In 1863, the 300 people who comprised the population of Barrington Station decided, in a referendum, to separate local and township powers. This led to the state legislature's approval of a charter for the Village of Barrington in 1865.
Not surprisingly, many families from nearby communities saw the potential advantages of moving to Barrington and having easy access to the railroad and the growing number of stores that had recently opened. In reaction to this steady migration, the number and variety of small businesses to set up shop near the railroad kept pace with the growing needs of the population.
In the last decades of the 19th century, the City of Chicago grew from a promising prairie town to a great pivotal hub of commerce and industry. As Chicago became more prosperous, the desire for suburban living led to major population growth both in the countryside and in the Village of Barrington.

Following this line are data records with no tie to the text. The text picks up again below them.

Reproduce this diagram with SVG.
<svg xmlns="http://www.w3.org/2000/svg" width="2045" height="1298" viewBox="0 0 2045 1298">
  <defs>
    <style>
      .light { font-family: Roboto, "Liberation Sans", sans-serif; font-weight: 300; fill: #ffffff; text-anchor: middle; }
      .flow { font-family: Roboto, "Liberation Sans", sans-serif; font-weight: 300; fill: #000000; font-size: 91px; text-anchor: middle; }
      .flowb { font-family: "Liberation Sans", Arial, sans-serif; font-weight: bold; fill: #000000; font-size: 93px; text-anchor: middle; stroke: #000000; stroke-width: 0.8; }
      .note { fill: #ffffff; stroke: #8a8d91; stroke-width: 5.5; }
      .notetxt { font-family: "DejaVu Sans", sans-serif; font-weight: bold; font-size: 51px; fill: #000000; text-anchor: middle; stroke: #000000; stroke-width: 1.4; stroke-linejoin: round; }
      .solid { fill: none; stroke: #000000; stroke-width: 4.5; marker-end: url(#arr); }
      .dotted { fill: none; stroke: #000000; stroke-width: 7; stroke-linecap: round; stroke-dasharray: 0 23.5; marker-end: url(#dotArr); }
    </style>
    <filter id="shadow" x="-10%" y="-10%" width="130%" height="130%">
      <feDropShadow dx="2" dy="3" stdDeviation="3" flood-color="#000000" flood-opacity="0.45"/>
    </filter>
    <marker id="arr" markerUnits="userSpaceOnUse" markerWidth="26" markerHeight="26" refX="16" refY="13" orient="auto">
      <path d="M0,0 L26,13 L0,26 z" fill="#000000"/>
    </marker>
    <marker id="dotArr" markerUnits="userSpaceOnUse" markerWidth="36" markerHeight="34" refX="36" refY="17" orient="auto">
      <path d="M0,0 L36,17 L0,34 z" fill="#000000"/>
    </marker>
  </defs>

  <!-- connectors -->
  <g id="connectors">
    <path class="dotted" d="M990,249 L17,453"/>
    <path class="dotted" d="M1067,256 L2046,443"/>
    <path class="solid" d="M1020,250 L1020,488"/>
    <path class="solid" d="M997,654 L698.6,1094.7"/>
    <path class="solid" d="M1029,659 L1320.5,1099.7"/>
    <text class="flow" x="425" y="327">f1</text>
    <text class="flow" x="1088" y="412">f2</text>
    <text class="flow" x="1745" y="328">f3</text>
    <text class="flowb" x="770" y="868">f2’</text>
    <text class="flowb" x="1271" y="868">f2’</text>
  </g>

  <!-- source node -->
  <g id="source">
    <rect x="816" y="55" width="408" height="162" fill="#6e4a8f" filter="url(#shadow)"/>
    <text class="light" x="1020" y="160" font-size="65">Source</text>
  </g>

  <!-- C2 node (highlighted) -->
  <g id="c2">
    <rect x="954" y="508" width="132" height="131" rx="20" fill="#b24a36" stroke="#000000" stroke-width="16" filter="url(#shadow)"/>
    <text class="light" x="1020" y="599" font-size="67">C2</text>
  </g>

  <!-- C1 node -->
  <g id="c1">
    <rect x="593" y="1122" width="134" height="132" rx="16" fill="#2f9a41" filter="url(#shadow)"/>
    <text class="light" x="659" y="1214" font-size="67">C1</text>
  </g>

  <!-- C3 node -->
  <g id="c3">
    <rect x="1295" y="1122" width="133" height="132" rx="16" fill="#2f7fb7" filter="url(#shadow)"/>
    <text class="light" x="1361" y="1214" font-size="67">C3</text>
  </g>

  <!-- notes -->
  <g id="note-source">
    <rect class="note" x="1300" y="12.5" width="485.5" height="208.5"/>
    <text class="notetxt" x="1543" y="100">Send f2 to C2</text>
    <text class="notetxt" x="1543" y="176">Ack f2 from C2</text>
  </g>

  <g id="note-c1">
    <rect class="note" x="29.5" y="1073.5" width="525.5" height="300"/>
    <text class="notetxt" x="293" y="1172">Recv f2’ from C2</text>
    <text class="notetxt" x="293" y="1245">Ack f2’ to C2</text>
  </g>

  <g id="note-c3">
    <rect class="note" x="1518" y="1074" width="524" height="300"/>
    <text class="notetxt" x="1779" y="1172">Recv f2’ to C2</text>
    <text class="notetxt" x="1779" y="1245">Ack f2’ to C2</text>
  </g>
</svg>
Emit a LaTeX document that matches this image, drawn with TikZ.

In the 1920s, advancements in transportation allowed wealthy families from Chicago to move into the Barrington area and build family estate homes. The location of the Village and its attractive environment appealed to those who had become wealthy during the booming 1920s. The Village’s population growth slowed during the difficult times of the 1930s and 1940s, but then resumed in the 1950s, 1960s, and 1970s as a result of the suburbanization in the Chicago area and the post–World War II baby boom.
In 2015, the Village celebrated its sesquicentennial (150th) anniversary. A series of celebratory events were held to commemorate Barrington’s milestone birthday.